Ubiquitous wrote:
> HWayne@[EMAIL PROTECTED]
wrote:
> >julian814 wrote:
> >> Anim8rFSK wrote:
>
> >> > Anybody want to fill me in on how it varied form the true story?
> >>
> >> The main story was about a gifted teenager who went to college, then
> >> disappeared for a long while. According to the movie and the media
hype
> >> at the time, the kid went crazy after playing an RPG. The real story,
> >> which wasn't revealed until much later, was that the kid who
> >> disappeared was a closet homosexual (at a time when homosexuality
> >> wasn't as well accepted as today), schizophrenic and cooked his own
> >> drugs. He didn't like himself for what he was and what he was doing,
so
> >> he went into the steam tunnels underneath the campus to kill himself
> >> with sleeping pills. When that didn't work, he ran away. His problems
> >> had nothing to do with role playing games. The reason the truth
didn't
> >> come out sooner is because the family of the kid didn't want such
dirty
> >> laundry aired in public. When the kid in question finally committed
> >> suicide, the real story came out.
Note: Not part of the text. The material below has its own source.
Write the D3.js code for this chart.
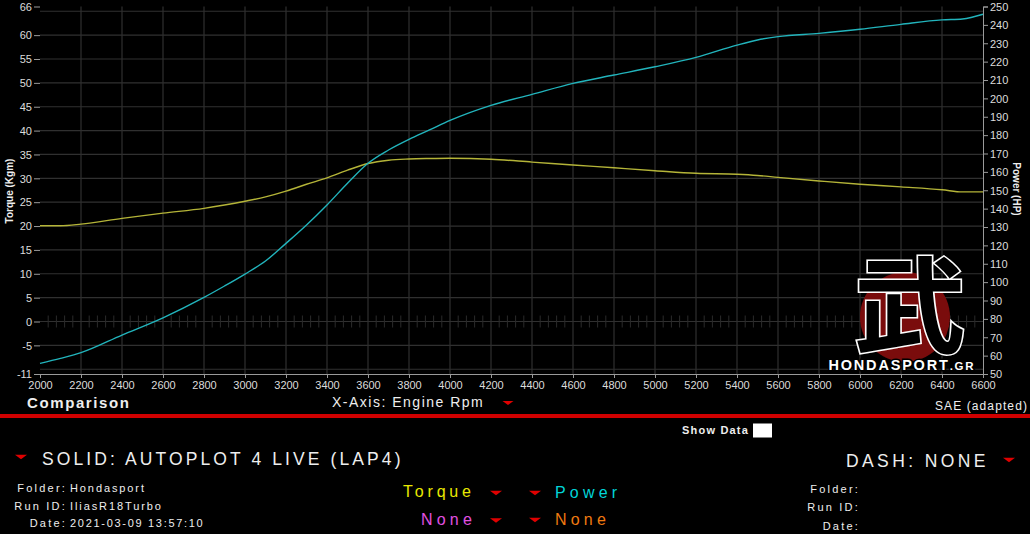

Anyway, most people refer to Mazes
> >> and Monsters as the definitive proof that role playing games are
evil,
> >> even though in the movie you'll notice it was the kid's guilt of
> >> helping his brother run away that caused him to go over the edge, not
> >> the game.
> >
> >I never quite understood this. Who in their right minds would get their
> >views on life from a *movie*?
>
> Ask those who watched "Fahrenheit 9-11"...
That was a documentary, not some piece of fiction "based on a true
story."
I swear, you're the kind of person who won't believe anything unless it
was spoon fed to you from the Republican party.